Indeed it is quite terrible. The 3.3 produces the following timing report: 01:19:26.771 112.544 0.001 [65209] dbg: timing: total 111805 ms - init: 6131 (5.5%), parse: 31 (0.0%), extract_message_metadata: 373 (0.3%), get_uri_detail_list: 32 (0.0%), tests_pri_-1000: 55 (0.0%), tests_pri_-950: 4 (0.0%), tests_pri_-900: 5 (0.0%), tests_pri_-400: 1051 (0.9%), check_bayes: 814 (0.7%), tests_pri_0: 103731 (92.8%), check_spf: 365 (0.3%), poll_dns_idle: 97 (0.1%), check_dkim_signature: 309 (0.3%), check_razor2: 840 (0.8%), check_pyzor: 0.09 (0.0%), check_dcc: 333 (0.3%), tests_pri_100: 6 (0.0%), tests_pri_500: 291 (0.3%), tests_pri_1000: 83 (0.1%), total_awl: 77 (0.1%), check_awl: 21 (0.0%), check_awl_reput: 3 (0.0%), update_awl: 3 (0.0%) A minute and 45 seconds of CPU-intensive grinding for priority-0 rules. On a general note: I'm observing occasional similar degenarete cases (as are also reported on a mailing list from time to time) ever since the change was made from one-line-at-a-time rule application, to per-paragraph rule application. Such cases are not frequent, but when they hit, it is not unusual they cause a massive disruption in mail flow, mostly because such mail comes in multiple similar instances at about the same period. Admittedly it is often the mainstream SARE rules that take the worst hit, but the problem is not exclusive to SARE rules. When SpamAssassin takes more then a period a client is willing to wait (depending on a setup), a timed-out mail may stay in a MTA queue for a retry, aggreviating the situation. The situation is quite unfortunate. If someone should want to cause a DoS, it should not be too hard to target a couple of problematic rules and devise a crafted message to purposely cause lengthy regexp evaluation. I wonder if this is a good situation for a reputation of a service that more and more folks depend upon to run mostly unattended. Apart from reverting to per-line regexps (at the expense of accuracy), I don't have a good solution. Perhaps limiting paragraphs in size, maybe compressing spans of 3+ occurrences of same characters before applying rules, ... ?

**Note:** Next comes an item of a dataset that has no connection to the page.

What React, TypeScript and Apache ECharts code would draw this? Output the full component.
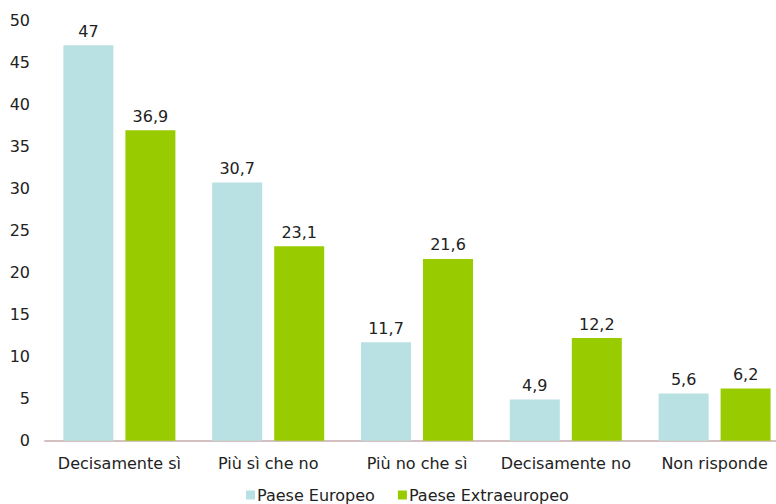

(In reply to comment #4) > On a general note: I'm observing occasional similar degenarete cases > (as are also reported on a mailing list from time to time) ever since > the change was made from one-line-at-a-time rule application, to > per-paragraph rule application. Such cases are not frequent, but when > they hit, it is not unusual they cause a massive disruption in mail flow, > mostly because such mail comes in multiple similar instances at about > the same period. Admittedly it is often the mainstream SARE rules that > take the worst hit, but the problem is not exclusive to SARE rules. > > When SpamAssassin takes more then a period a client is willing > to wait (depending on a setup), a timed-out mail may stay in a > MTA queue for a retry, aggreviating the situation. > > The situation is quite unfortunate. If someone should want to cause > a DoS, it should not be too hard to target a couple of problematic > rules and devise a crafted message to purposely cause lengthy regexp > evaluation. I wonder if this is a good situation for a reputation of > a service that more and more folks depend upon to run mostly unattended. > > Apart from reverting to per-line regexps (at the expense of accuracy), > I don't have a good solution. Perhaps limiting paragraphs in size, > maybe compressing spans of 3+ occurrences of same characters before > applying rules, ... ? I think we should discuss reverting back to per-line regexps, as I agree with your thoughts regarding reliability etc. Shall I open a bug?
ok, opened, bug 5717.
this is fixed in 3.3.0 due to the fix for bug 5717, which splits the 'rawbody' representation into chunks of sizes between 1-2KB.